### WRITTEN EXERCISE
Show, in full, each line of the data that contains "this".

### DATA TO PROCESS
- - -
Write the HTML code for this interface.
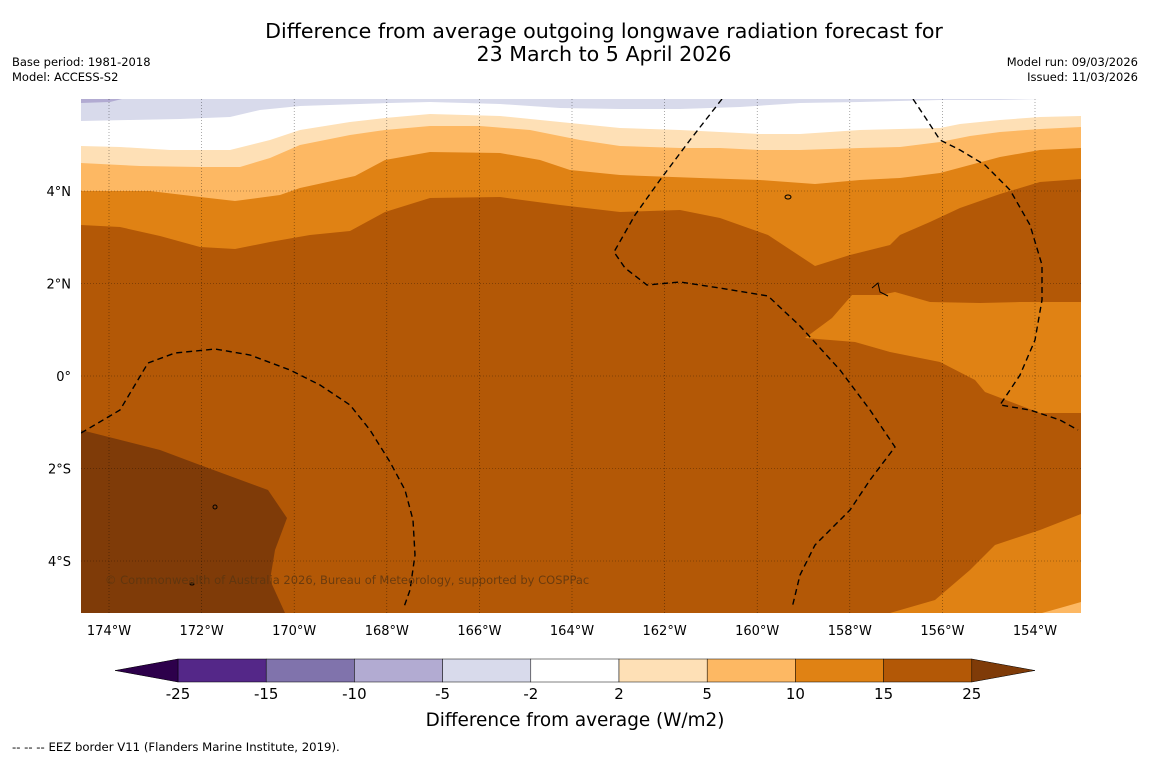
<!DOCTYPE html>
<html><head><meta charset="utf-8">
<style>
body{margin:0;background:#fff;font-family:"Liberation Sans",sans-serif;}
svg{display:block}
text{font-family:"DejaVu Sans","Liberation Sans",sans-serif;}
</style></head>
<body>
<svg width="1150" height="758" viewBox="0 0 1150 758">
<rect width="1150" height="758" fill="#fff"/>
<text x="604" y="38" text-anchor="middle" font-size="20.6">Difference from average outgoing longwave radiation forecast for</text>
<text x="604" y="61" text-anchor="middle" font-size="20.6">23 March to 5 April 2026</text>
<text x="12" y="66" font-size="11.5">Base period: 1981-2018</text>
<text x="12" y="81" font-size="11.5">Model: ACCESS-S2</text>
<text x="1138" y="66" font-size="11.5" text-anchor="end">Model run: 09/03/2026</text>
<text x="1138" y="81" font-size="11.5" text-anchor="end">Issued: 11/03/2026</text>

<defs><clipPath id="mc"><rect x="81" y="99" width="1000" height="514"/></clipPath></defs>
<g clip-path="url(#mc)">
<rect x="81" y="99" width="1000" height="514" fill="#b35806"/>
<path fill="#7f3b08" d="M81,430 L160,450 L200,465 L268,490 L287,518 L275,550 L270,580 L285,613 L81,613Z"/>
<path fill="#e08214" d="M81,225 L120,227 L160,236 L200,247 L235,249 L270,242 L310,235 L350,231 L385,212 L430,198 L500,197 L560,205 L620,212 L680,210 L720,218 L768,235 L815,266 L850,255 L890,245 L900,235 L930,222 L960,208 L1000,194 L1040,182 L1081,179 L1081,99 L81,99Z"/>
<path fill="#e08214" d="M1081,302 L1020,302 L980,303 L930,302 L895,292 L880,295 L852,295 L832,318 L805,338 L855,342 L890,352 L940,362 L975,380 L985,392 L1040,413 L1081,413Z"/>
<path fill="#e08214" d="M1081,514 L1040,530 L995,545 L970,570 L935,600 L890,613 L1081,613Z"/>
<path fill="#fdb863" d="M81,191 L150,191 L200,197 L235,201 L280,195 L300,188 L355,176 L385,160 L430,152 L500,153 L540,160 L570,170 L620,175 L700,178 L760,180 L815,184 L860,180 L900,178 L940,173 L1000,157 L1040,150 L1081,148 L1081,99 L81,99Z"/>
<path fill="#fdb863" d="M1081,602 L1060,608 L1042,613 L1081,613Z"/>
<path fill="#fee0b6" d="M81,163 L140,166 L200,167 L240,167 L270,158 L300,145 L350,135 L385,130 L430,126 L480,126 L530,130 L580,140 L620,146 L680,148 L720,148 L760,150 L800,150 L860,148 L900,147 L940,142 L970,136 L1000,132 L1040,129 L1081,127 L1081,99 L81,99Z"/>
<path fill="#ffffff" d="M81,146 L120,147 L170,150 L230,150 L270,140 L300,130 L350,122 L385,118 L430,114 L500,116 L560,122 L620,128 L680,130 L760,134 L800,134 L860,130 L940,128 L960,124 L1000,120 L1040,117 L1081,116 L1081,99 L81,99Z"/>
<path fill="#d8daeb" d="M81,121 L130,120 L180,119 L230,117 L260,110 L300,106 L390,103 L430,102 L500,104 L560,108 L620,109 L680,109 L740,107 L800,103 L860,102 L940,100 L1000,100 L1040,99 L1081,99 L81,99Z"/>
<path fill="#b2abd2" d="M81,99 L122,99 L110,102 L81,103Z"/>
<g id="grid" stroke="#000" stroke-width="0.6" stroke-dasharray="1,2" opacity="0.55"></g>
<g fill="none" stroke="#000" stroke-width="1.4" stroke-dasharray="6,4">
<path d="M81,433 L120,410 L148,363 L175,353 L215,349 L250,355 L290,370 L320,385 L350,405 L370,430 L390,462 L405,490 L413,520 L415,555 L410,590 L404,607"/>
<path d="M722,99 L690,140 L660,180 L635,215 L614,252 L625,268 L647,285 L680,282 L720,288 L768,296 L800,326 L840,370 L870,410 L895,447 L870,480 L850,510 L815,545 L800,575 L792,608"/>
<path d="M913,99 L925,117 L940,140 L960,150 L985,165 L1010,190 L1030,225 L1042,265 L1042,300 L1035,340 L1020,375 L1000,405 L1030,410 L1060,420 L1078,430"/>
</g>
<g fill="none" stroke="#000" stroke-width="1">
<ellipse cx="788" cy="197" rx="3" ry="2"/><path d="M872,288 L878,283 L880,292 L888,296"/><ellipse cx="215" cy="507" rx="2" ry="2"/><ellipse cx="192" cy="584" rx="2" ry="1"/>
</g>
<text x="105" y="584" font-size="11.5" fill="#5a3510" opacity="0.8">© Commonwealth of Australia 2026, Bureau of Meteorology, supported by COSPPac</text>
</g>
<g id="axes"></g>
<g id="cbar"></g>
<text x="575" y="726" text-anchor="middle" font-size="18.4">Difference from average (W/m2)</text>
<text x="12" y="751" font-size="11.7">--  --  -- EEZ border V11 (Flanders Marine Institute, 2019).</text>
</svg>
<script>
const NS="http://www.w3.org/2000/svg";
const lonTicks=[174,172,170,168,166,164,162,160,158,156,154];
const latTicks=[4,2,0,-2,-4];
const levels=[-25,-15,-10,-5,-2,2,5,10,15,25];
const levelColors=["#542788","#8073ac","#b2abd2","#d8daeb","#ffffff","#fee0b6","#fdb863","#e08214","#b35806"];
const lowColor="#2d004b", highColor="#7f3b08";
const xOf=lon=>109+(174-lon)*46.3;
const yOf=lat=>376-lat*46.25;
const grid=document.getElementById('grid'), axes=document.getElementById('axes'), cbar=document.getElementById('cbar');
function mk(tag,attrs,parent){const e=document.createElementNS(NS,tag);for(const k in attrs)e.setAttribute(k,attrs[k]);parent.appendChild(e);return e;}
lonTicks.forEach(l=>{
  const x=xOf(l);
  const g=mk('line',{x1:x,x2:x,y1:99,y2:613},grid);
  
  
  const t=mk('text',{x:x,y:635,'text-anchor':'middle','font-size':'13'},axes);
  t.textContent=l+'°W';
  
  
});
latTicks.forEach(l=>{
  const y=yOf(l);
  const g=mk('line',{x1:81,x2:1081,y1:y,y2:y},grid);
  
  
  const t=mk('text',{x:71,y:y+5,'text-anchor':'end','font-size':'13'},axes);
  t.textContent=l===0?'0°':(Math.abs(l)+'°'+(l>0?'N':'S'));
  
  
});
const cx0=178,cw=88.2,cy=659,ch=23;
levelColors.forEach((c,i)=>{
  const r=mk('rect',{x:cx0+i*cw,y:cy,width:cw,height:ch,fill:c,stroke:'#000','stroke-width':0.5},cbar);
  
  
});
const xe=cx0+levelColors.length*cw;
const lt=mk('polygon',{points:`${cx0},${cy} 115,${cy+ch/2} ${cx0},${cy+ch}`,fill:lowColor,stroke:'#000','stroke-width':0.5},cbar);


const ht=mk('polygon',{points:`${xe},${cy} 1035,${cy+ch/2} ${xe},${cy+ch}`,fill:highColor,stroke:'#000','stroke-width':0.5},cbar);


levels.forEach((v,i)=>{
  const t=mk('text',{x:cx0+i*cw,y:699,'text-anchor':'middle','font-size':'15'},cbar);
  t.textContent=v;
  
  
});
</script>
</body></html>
- - -
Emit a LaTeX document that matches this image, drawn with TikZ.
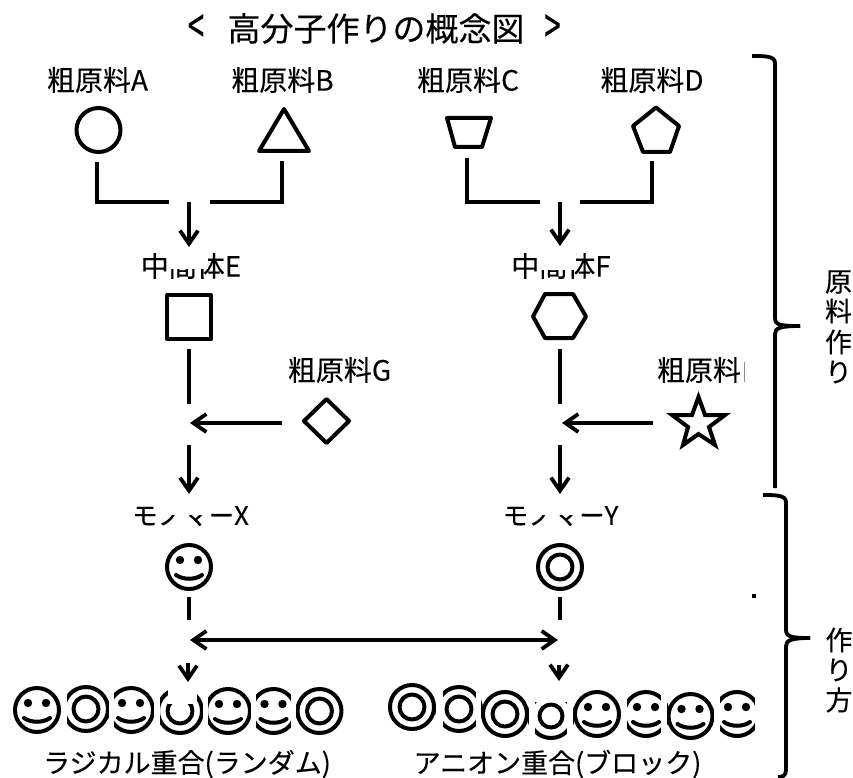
- - -
### CORRECT ANSWER
Write the HTML code for this interface.
Emit a LaTeX document that matches this image, drawn with TikZ.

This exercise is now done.